- [Stated task]: Retype every line from the start of the entries below down to the line with "ft.yaxis.set_label_coords((229 - 297)", both ends included; skip the pictures.

Code that draws figures:
------------------------------

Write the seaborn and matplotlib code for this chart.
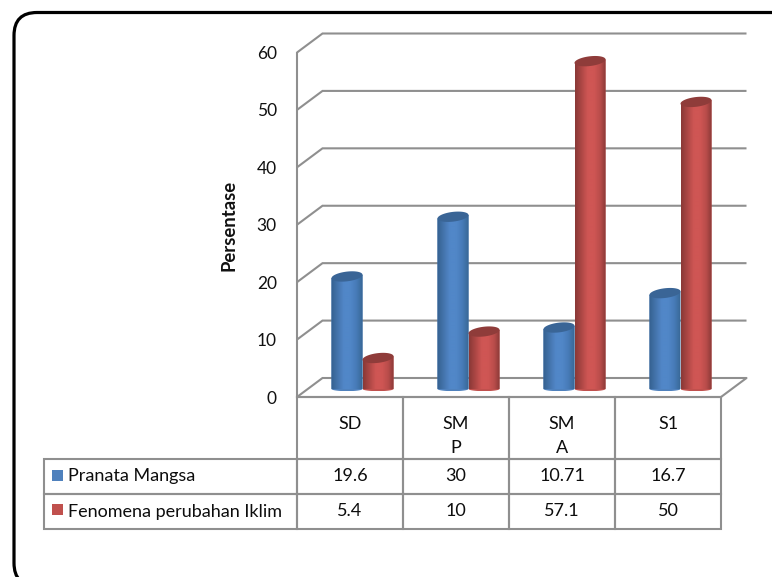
import numpy as np
import pandas as pd
import matplotlib
matplotlib.use("Agg")
import matplotlib.pyplot as plt
import seaborn as sns
from matplotlib.colors import LinearSegmentedColormap
from matplotlib.patches import FancyBboxPatch, PathPatch, Rectangle
from matplotlib.path import Path
from matplotlib.transforms import IdentityTransform

categories = ["SD", "SM\nP", "SM\nA", "S1"]
series_names = ["Pranata Mangsa", "Fenomena perubahan Iklim"]
pranata = [19.6, 30, 10.71, 16.7]
fenomena = [5.4, 10, 57.1, 50]
y_ticks = [0, 10, 20, 30, 40, 50, 60]
y_label = "Persentase"

W, H = 772, 577
GRID = "#8f8f8f"
BASE = ["#4f81bd", "#c0504d"]
TOP = ["#3a6596", "#8f3c3a"]
RAMP = [
    ["#34608f", "#4474ac", "#5187c8", "#5187c8", "#477bb8", "#386795"],
    ["#8a3937", "#ad4745", "#cf5654", "#cf5654", "#b84c4a", "#833634"],
]

sns.set_theme(style="white")
plt.rcParams["font.family"] = ["Lato", "DejaVu Sans"]

fig = plt.figure(figsize=(W / 100, H / 100), dpi=100, facecolor="white")


def rect(left, right, top, bottom):
    return [left / W, (H - bottom) / H, (right - left) / W, (bottom - top) / H]


# rounded outer frame, running off the right and bottom edges
fig.add_artist(FancyBboxPatch((14, H - 586), 810, 573.5,
                              boxstyle="round,pad=0,rounding_size=23",
                              fc="white", ec="black", lw=2.3,
                              transform=IdentityTransform(), zorder=-5))

# front plane: value axis and data table
ft = fig.add_axes(rect(297, 721, 52.5, 397))
ft.patch.set_visible(False)
ft.set_xlim(-0.5, 3.5)
ft.set_ylim(0, 60)
ft.set_xticks([])
ft.set_yticks(y_ticks, [str(t) for t in y_ticks], fontsize=12.5, color="#111111")
ft.tick_params(axis="y", length=0, pad=14.5)
sns.despine(ax=ft, top=True, right=True, bottom=False, left=False)
ft.spines["left"].set_color(GRID)
ft.spines["left"].set_linewidth(1.5)
ft.spines["bottom"].set_color(GRID)
ft.spines["bottom"].set_linewidth(1.5)
ft.set_ylabel(y_label, fontsize=13.3, fontweight="bold", color="#111111", va="center")
ft.yaxis.set_label_coords((229 - 297) / 424, (397 - 225) / 344.5)

# back wall grid and floor, shifted by the chart depth
DEPTH = np.array([25.5, 19.0])
for t in y_ticks:
    a = ft.transData.transform((-0.5, t))
    b = ft.transData.transform((3.5, t))
    ft.plot([a[0], a[0] + DEPTH[0], b[0] + DEPTH[0]],
            [a[1], a[1] + DEPTH[1], b[1] + DEPTH[1]],
            color=GRID, lw=1.5, transform=IdentityTransform(), clip_on=False,
            solid_joinstyle="miter", solid_capstyle="butt")
    if t == 0:
        ft.plot([b[0], b[0] + DEPTH[0]], [b[1], b[1] + DEPTH[1]],
                color=GRID, lw=1.5, transform=IdentityTransform(), clip_on=False)
ft.set_xlim(-0.5, 3.5)
ft.set_ylim(0, 60)

# data table
cell_text = [[""] * 5,
             [series_names[0]] + [f"{v:g}" for v in pranata],
             [series_names[1]] + [f"{v:g}" for v in fenomena]]
tbl_h = 529 - 397
tbl = ft.table(cellText=cell_text, colWidths=[253, 106, 106, 106, 106],
               cellLoc="center",
               bbox=[(44 - 297) / 424, -tbl_h / 344.5, (721 - 44) / 424, tbl_h / 344.5])
tbl.auto_set_font_size(False)
tbl.set_fontsize(13)
row_h = [62, 35, 35]
for (r, c), cell in tbl.get_celld().items():
    cell.set_height(row_h[r])
    cell.set_edgecolor(GRID)
    cell.set_linewidth(1.5)
    cell.set_facecolor("none")
    cell.get_text().set_color("#0d0d0d")
    if c == 0:
        cell.get_text().set_ha("left")
        cell.PAD = 24.5 / 253
tbl[(0, 0)].visible_edges = ""
for i, cat in enumerate(categories):
    ft.annotate(cat, xy=(i, 0), xytext=(0, -19), textcoords="offset pixels",
                ha="center", va="top", fontsize=13, color="#0d0d0d",
                linespacing=1.65, annotation_clip=False)
for (y0, col) in zip((470, 504), BASE):
    fig.add_artist(Rectangle((52, H - y0 - 11), 11, 11, fc=col, ec="none",
                             transform=IdentityTransform(), zorder=5))

# bars in their own plane, set back half the depth
ax = fig.add_axes(rect(309.5, 733.5, 44.5, 389))
ax.patch.set_visible(False)
ax.set_zorder(3)
df = pd.DataFrame({
    "cat": categories * 2,
    "value": pranata + fenomena,
    "series": [series_names[0]] * 4 + [series_names[1]] * 4,
})
sns.barplot(data=df, x="cat", y="value", hue="series", order=categories,
            hue_order=series_names, palette=BASE, width=0.585, gap=0,
            dodge=True, saturation=1, legend=False, ax=ax)
ax.set_xlim(-0.5, 3.5)
ax.set_ylim(0, 60)
ax.axis("off")

TILT = 0.3        # value units: rise of the cap across half a bar
CAP = 0.85        # value units: half height of the cap
FOOT = 0.38       # value units: depth of the rounded foot
bars = list(ax.patches)
for n, patch in enumerate(bars):
    s = n // 4
    x, w, v = patch.get_x(), patch.get_width(), patch.get_height()
    cx = x + w / 2
    t = np.linspace(np.pi, 2 * np.pi, 40)
    foot_x = cx + w / 2 * np.cos(t)
    foot_y = FOOT * np.sin(t)
    xs = np.r_[foot_x, x + w, x]
    ys = np.r_[foot_y, v + TILT, v - TILT]
    sil = Path(np.c_[np.r_[xs, xs[0]], np.r_[ys, ys[0]]])
    clip = PathPatch(sil, transform=ax.transData)
    patch.set_y(-FOOT)
    patch.set_height(v + FOOT + TILT)
    patch.set_zorder(2 + s)
    patch.set_edgecolor("none")
    patch.set_linewidth(0)
    patch.set_clip_path(clip)
    patch.set_clip_box(None)
    cmap = LinearSegmentedColormap.from_list(f"c{s}", RAMP[s])
    im = ax.imshow(np.linspace(0, 1, 64)[None, :], cmap=cmap, aspect="auto",
                   extent=[x, x + w, -FOOT, v + TILT], zorder=2.1 + s,
                   interpolation="bilinear")
    im.set_clip_path(clip)
    im.set_clip_box(None)
    t = np.linspace(0, 2 * np.pi, 60)
    ax.fill(cx + w / 2 * np.cos(t), v + CAP * np.sin(t) + TILT * np.cos(t),
            color=TOP[s], lw=0, zorder=2.2 + s, clip_on=False)
ax.set_xlim(-0.5, 3.5)
ax.set_ylim(0, 60)

fig.savefig("out.png", dpi=100)
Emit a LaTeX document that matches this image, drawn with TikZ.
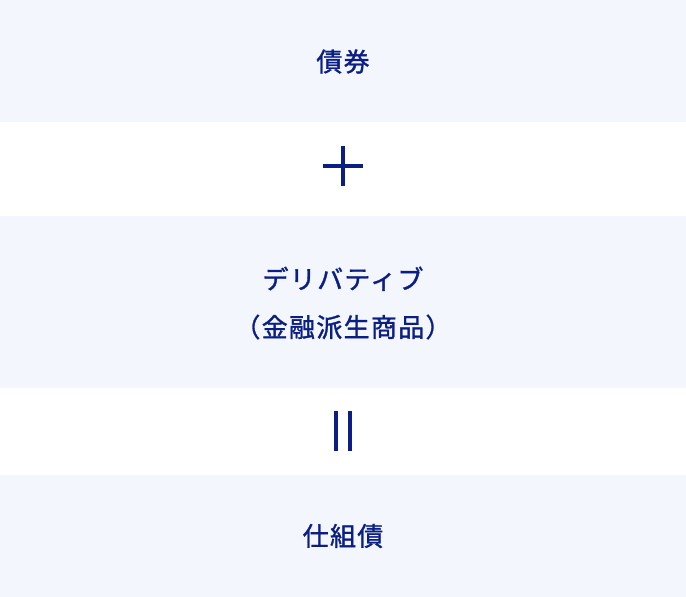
\documentclass[tikz,border=0pt]{standalone}
\usepackage{fontspec}
\newfontfamily\cjk[LetterSpace=5,FakeBold=1.2]{Noto Sans CJK JP}
\definecolor{boxbg}{HTML}{F3F6FD}
\definecolor{navy}{HTML}{0A1E84}
\begin{document}
\begin{tikzpicture}[x=1pt,y=-1pt,
  panel/.style={fill=boxbg,draw=none},
  label/.style={text=navy,font=\cjk\fontsize{26}{48}\selectfont,align=center,inner sep=0pt},
  sym/.style={fill=navy,draw=none}]
\useasboundingbox (0,0) rectangle (686,597);
\fill[white] (0,0) rectangle (686,597);
\path[panel] (0,0) rectangle (686,122);
\path[panel] (0,216) rectangle (686,388);
\path[panel] (0,475) rectangle (686,597);
\node[label] (bond) at (343,61.5) {債券};
\node[label] (deriv) at (343,303) {デリバティブ\\（金融派生商品）};
\node[label] (sb) at (343,536) {仕組債};
% plus sign
\path[sym] (341,146) rectangle (345,186);
\path[sym] (323,164) rectangle (363,168);
\coordinate (plus) at (343,166);
% equals sign (vertical)
\path[sym] (334,411) rectangle (338,451);
\path[sym] (348,411) rectangle (352,451);
\coordinate (eq) at (343,431);
\end{tikzpicture}
\end{document}
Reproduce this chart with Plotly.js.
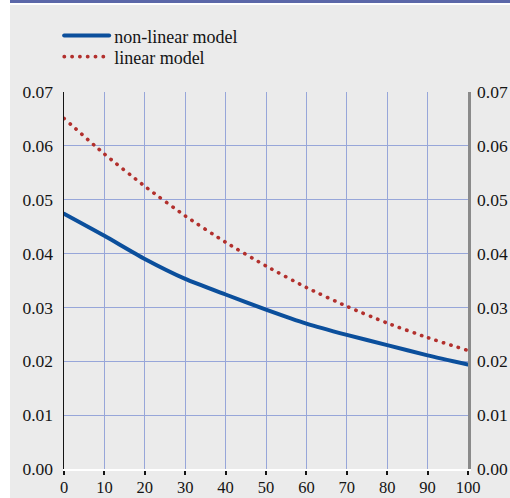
<!DOCTYPE html>
<html>
<head>
<meta charset="utf-8">
<script src="https://cdn.plot.ly/plotly-3.0.1.min.js"></script>
<style>
  html, body { margin: 0; padding: 0; background: #ffffff; }
  #wrap { position: relative; width: 510px; height: 498px; overflow: hidden; }
  #topbar { position: absolute; left: 10px; top: 0; width: 500px; height: 3px; background: #5b67a8; }
  #panel { position: absolute; left: 10px; top: 5px; width: 500px; height: 493px; background: #ebebeb; }
  #chart { position: absolute; left: 0; top: 0; width: 510px; height: 498px; }
  #chart .js-line { stroke-linecap: round; }
</style>
</head>
<body>
<div id="wrap">
  <div id="topbar"></div>
  <div id="panel"></div>
  <div id="chart"></div>
</div>
<script>
// Data
const xValues = [0, 10, 20, 30, 40, 50, 60, 70, 80, 90, 100];
const nonLinearModel = [0.0474, 0.0433, 0.0390, 0.0353, 0.0324, 0.0296, 0.0270, 0.0249, 0.0230, 0.0211, 0.0194];
const linearModel = [0.0651, 0.0585, 0.0525, 0.0470, 0.0421, 0.0377, 0.0337, 0.0302, 0.0271, 0.0244, 0.0220];
const seriesNames = ["non-linear model", "linear model"];
const yTickVals = [0, 0.01, 0.02, 0.03, 0.04, 0.05, 0.06, 0.07];
const yTickText = ["0.00", "0.01", "0.02", "0.03", "0.04", "0.05", "0.06", "0.07"];
const xTickVals = [0, 10, 20, 30, 40, 50, 60, 70, 80, 90, 100];

const FONT = "'Liberation Serif', 'DejaVu Serif', serif";
const GRID = "#97a6d9";
const INK = "#141414";

const traces = [
  {
    x: xValues, y: nonLinearModel, name: seriesNames[0], type: "scatter", mode: "lines",
    line: { color: "#0b4f9c", width: 4, shape: "spline", smoothing: 0.6 },
    legend: "legend", hoverinfo: "skip"
  },
  {
    x: xValues, y: linearModel, name: seriesNames[1], type: "scatter", mode: "lines",
    line: { color: "#b2302d", width: 3.6, dash: "0.3px,7.5px", shape: "spline", smoothing: 0.6 },
    legend: "legend2", hoverinfo: "skip"
  },
  {
    x: xValues, y: linearModel, yaxis: "y2", type: "scatter", mode: "lines",
    opacity: 0, showlegend: false, hoverinfo: "skip", line: { width: 0 }
  }
];

const legendBase = {
  x: -0.012, xanchor: "left", yanchor: "middle",
  bgcolor: "rgba(0,0,0,0)", borderwidth: 0,
  font: { family: FONT, size: 18, color: INK },
  itemwidth: 45
};

const layout = {
  width: 510, height: 498,
  margin: { l: 64, r: 42, t: 92, b: 29, pad: 0 },
  paper_bgcolor: "rgba(0,0,0,0)",
  plot_bgcolor: "#ebebeb",
  font: { family: FONT, size: 16, color: INK },
  showlegend: true,
  legend: Object.assign({}, legendBase, { y: 1.149 }),
  legend2: Object.assign({}, legendBase, { y: 1.093 }),
  xaxis: {
    range: [0, 100], tickvals: xTickVals, ticktext: xTickVals.map(String),
    showgrid: true, gridcolor: GRID, gridwidth: 1,
    zeroline: false,
    showline: true, linecolor: "#ffffff", linewidth: 2,
    ticks: "outside", ticklen: 4, tickwidth: 2, tickcolor: INK,
    ticklabelstandoff: -2,
    tickfont: { family: FONT, size: 16.5, color: INK },
    fixedrange: true
  },
  yaxis: {
    range: [0, 0.07], tickvals: yTickVals, ticktext: yTickText,
    showgrid: true, gridcolor: GRID, gridwidth: 1,
    zeroline: false,
    showline: true, linecolor: INK, linewidth: 1.5,
    ticks: "", ticklabelstandoff: 6,
    tickfont: { family: FONT, size: 17.5, color: INK },
    fixedrange: true
  },
  yaxis2: {
    overlaying: "y", side: "right", matches: "y",
    range: [0, 0.07], tickvals: yTickVals, ticktext: yTickText,
    showgrid: false, zeroline: false,
    showline: true, linecolor: "#8a8a8a", linewidth: 2.5,
    ticks: "", ticklabelstandoff: 3,
    tickfont: { family: FONT, size: 17.5, color: INK },
    fixedrange: true
  }
};

Plotly.newPlot("chart", traces, layout, { staticPlot: true, displayModeBar: false });
</script>
</body>
</html>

------------------------------

- [Solution to the problem]:
Write the seaborn and matplotlib code for this chart.
import numpy as np
import pandas as pd
import matplotlib
matplotlib.use("Agg")
import matplotlib.pyplot as plt
import seaborn as sns
from matplotlib.colors import LinearSegmentedColormap
from matplotlib.patches import FancyBboxPatch, PathPatch, Rectangle
from matplotlib.path import Path
from matplotlib.transforms import IdentityTransform

categories = ["SD", "SM\nP", "SM\nA", "S1"]
series_names = ["Pranata Mangsa", "Fenomena perubahan Iklim"]
pranata = [19.6, 30, 10.71, 16.7]
fenomena = [5.4, 10, 57.1, 50]
y_ticks = [0, 10, 20, 30, 40, 50, 60]
y_label = "Persentase"

W, H = 772, 577
GRID = "#8f8f8f"
BASE = ["#4f81bd", "#c0504d"]
TOP = ["#3a6596", "#8f3c3a"]
RAMP = [
    ["#34608f", "#4474ac", "#5187c8", "#5187c8", "#477bb8", "#386795"],
    ["#8a3937", "#ad4745", "#cf5654", "#cf5654", "#b84c4a", "#833634"],
]

sns.set_theme(style="white")
plt.rcParams["font.family"] = ["Lato", "DejaVu Sans"]

fig = plt.figure(figsize=(W / 100, H / 100), dpi=100, facecolor="white")


def rect(left, right, top, bottom):
    return [left / W, (H - bottom) / H, (right - left) / W, (bottom - top) / H]


# rounded outer frame, running off the right and bottom edges
fig.add_artist(FancyBboxPatch((14, H - 586), 810, 573.5,
                              boxstyle="round,pad=0,rounding_size=23",
                              fc="white", ec="black", lw=2.3,
                              transform=IdentityTransform(), zorder=-5))

# front plane: value axis and data table
ft = fig.add_axes(rect(297, 721, 52.5, 397))
ft.patch.set_visible(False)
ft.set_xlim(-0.5, 3.5)
ft.set_ylim(0, 60)
ft.set_xticks([])
ft.set_yticks(y_ticks, [str(t) for t in y_ticks], fontsize=12.5, color="#111111")
ft.tick_params(axis="y", length=0, pad=14.5)
sns.despine(ax=ft, top=True, right=True, bottom=False, left=False)
ft.spines["left"].set_color(GRID)
ft.spines["left"].set_linewidth(1.5)
ft.spines["bottom"].set_color(GRID)
ft.spines["bottom"].set_linewidth(1.5)
ft.set_ylabel(y_label, fontsize=13.3, fontweight="bold", color="#111111", va="center")
ft.yaxis.set_label_coords((229 - 297) / 424, (397 - 225) / 344.5)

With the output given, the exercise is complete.